- [BRIEF] Across the material below, how many lines contain the word "this"? Give only the number.

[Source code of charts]
+-------+
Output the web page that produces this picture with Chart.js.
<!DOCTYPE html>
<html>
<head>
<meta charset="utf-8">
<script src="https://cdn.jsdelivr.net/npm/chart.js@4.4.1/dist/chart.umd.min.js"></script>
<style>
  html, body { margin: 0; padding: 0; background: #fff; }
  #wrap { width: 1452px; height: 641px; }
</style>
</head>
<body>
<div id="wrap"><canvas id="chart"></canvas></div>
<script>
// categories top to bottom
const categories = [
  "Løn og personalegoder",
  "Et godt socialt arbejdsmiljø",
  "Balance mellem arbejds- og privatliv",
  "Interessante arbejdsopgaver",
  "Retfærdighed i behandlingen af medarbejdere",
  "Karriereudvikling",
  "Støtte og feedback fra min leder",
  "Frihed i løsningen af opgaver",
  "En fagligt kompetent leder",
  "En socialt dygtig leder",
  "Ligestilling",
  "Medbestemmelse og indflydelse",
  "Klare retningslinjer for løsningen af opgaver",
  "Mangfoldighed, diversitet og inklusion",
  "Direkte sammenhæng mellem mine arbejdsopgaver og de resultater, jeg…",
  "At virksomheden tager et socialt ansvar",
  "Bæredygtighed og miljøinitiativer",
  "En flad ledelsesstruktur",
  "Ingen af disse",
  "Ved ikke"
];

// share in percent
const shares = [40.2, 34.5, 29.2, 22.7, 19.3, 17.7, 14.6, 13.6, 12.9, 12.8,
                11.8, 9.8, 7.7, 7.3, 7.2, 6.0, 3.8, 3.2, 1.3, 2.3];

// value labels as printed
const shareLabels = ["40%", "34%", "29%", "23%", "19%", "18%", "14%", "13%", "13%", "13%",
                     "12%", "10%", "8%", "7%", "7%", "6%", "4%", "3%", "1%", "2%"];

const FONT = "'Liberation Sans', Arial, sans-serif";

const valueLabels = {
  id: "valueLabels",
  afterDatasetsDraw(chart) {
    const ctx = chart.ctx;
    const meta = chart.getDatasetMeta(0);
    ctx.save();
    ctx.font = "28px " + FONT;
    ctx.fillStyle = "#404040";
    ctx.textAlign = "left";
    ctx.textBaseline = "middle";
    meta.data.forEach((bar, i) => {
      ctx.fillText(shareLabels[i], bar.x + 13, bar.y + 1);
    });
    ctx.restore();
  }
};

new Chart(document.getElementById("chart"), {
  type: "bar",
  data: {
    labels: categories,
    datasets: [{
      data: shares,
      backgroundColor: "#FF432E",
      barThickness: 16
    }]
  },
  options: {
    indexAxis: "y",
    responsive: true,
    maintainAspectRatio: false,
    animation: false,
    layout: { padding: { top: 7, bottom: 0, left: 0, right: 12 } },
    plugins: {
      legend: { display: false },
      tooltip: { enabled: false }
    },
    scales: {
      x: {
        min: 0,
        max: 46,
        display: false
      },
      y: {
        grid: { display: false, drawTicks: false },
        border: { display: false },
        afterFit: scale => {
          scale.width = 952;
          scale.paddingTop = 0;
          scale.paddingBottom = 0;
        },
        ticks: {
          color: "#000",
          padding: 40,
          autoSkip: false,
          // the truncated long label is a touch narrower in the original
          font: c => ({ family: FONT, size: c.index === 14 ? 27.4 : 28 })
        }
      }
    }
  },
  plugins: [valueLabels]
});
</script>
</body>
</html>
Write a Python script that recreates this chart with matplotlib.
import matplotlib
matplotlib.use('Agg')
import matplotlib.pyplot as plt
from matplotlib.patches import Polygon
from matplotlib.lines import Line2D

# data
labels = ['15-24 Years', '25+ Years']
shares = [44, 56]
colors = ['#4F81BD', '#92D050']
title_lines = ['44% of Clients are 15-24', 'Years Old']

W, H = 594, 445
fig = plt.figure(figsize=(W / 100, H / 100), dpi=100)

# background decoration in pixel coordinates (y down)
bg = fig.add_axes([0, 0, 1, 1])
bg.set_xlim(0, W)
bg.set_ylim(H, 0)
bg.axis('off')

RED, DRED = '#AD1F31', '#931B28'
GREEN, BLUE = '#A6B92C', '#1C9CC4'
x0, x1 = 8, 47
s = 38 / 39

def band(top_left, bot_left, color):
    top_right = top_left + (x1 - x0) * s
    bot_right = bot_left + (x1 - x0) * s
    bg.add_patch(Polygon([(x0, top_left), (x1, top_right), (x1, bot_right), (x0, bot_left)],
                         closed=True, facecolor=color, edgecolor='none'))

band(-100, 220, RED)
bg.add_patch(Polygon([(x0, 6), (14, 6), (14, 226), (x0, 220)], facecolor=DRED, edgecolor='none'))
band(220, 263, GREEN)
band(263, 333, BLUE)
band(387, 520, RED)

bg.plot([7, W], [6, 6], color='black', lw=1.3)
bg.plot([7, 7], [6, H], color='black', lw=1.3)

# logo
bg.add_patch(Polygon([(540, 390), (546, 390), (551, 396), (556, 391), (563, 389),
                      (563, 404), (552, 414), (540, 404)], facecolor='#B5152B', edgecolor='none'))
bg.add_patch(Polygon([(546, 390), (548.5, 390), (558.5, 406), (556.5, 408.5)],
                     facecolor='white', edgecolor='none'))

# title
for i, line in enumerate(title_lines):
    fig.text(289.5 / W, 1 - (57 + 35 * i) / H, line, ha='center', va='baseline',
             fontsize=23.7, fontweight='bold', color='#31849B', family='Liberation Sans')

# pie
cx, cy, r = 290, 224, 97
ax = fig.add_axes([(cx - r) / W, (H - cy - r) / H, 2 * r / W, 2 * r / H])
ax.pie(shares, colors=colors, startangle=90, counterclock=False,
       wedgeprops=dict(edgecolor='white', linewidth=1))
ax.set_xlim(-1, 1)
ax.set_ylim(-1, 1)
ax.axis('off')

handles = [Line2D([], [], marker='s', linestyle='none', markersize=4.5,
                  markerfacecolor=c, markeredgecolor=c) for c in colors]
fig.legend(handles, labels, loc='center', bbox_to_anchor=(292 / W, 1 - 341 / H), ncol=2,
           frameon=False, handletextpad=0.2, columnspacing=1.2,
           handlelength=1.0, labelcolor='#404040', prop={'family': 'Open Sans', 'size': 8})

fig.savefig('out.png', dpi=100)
+-------+
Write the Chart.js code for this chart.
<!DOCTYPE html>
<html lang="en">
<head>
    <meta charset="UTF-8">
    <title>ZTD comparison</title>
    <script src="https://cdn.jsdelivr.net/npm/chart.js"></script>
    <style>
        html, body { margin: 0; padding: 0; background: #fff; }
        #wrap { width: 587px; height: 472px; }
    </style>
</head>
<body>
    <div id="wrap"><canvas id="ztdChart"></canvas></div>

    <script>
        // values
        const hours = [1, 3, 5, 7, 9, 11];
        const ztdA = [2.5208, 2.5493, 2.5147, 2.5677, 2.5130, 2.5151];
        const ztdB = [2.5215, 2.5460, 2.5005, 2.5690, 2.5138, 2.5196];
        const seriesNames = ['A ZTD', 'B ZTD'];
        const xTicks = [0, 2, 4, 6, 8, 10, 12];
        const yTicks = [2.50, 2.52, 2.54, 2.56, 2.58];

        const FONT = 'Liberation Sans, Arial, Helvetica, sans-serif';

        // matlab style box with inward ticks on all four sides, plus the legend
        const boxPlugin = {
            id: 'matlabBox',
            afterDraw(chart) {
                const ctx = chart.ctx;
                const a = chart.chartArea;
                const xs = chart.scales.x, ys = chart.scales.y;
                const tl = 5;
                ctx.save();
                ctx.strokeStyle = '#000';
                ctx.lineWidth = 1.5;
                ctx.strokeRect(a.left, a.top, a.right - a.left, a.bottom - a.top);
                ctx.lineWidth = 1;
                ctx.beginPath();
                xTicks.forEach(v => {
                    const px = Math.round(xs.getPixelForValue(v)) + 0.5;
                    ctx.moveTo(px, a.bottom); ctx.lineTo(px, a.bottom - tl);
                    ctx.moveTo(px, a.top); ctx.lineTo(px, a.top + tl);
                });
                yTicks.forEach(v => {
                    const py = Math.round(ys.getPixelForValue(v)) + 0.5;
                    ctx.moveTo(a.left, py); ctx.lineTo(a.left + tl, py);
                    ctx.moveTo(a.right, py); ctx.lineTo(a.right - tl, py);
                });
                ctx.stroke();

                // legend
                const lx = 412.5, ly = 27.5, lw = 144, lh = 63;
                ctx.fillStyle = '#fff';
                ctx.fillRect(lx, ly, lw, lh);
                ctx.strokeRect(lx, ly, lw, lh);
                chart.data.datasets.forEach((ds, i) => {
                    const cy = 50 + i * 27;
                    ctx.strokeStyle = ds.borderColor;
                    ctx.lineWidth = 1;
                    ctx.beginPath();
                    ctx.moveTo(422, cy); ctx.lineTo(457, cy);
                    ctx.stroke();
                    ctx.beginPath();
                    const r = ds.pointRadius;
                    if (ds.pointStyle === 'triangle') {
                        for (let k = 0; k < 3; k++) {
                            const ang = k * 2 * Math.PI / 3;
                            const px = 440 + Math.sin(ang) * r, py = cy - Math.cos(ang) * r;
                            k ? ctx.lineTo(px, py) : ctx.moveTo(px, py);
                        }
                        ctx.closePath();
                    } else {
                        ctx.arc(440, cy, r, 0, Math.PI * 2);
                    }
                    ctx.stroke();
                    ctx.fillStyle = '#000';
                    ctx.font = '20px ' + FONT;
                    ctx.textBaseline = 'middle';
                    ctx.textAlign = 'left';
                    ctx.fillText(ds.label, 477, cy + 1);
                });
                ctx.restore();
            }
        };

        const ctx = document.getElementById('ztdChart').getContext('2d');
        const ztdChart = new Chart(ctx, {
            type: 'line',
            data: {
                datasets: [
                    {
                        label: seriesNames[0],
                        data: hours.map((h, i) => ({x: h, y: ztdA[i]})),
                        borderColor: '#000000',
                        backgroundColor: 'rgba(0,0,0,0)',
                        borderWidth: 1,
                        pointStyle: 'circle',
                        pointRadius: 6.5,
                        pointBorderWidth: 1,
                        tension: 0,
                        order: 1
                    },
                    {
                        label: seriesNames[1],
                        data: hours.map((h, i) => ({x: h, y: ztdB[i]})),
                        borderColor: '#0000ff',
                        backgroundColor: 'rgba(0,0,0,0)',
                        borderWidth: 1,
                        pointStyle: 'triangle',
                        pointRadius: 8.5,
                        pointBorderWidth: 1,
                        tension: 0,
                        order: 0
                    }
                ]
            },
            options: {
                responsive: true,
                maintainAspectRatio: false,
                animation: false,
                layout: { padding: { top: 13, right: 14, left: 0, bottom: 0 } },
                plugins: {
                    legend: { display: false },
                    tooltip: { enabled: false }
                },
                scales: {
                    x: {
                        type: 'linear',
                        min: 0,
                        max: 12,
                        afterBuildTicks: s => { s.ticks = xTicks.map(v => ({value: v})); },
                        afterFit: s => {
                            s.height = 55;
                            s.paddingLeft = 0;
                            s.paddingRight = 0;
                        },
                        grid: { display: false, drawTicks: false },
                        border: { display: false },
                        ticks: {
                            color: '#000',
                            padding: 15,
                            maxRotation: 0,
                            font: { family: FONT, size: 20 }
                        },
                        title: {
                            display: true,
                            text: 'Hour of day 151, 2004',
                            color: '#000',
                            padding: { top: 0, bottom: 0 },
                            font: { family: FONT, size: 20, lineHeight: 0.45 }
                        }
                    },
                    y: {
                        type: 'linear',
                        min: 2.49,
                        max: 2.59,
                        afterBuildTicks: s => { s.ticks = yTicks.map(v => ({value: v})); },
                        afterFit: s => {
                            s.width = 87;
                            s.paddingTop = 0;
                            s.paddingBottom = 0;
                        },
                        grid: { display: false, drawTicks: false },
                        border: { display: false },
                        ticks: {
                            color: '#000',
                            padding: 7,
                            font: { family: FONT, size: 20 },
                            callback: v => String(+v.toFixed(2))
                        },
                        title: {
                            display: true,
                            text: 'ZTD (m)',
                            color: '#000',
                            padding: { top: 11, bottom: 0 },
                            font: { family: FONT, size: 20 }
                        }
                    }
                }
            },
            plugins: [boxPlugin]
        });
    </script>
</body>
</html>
+-------+
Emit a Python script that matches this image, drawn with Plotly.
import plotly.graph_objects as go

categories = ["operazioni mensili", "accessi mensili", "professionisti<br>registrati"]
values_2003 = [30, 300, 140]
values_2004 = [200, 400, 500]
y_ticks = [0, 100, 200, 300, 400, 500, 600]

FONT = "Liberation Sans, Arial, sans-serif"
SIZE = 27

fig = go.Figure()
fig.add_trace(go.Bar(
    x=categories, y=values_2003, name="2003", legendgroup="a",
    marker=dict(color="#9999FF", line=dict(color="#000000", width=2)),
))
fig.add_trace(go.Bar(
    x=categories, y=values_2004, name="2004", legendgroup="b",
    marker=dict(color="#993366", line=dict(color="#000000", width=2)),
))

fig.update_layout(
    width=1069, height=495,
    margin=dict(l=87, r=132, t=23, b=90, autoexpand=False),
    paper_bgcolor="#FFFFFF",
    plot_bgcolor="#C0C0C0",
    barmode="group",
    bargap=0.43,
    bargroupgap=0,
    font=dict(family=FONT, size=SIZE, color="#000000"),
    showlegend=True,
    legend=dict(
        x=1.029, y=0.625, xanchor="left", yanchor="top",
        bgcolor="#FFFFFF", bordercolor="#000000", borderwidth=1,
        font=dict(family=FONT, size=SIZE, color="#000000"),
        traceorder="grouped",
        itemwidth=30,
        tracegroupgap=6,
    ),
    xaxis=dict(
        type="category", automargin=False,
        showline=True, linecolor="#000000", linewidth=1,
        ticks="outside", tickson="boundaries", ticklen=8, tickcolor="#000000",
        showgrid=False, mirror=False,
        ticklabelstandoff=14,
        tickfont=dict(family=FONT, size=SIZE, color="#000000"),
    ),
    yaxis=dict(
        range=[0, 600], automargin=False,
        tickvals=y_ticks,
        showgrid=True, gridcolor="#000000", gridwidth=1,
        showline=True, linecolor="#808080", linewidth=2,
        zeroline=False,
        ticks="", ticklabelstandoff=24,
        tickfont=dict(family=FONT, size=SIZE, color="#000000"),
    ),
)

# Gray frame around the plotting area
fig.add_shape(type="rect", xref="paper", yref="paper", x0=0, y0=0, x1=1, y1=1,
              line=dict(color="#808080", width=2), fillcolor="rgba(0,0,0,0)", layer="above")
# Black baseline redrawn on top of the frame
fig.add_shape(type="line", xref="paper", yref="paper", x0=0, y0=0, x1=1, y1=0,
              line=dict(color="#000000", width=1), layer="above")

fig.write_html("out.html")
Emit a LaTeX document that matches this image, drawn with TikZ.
+-------+
- [ANSWER TO THE PROBLEM] 5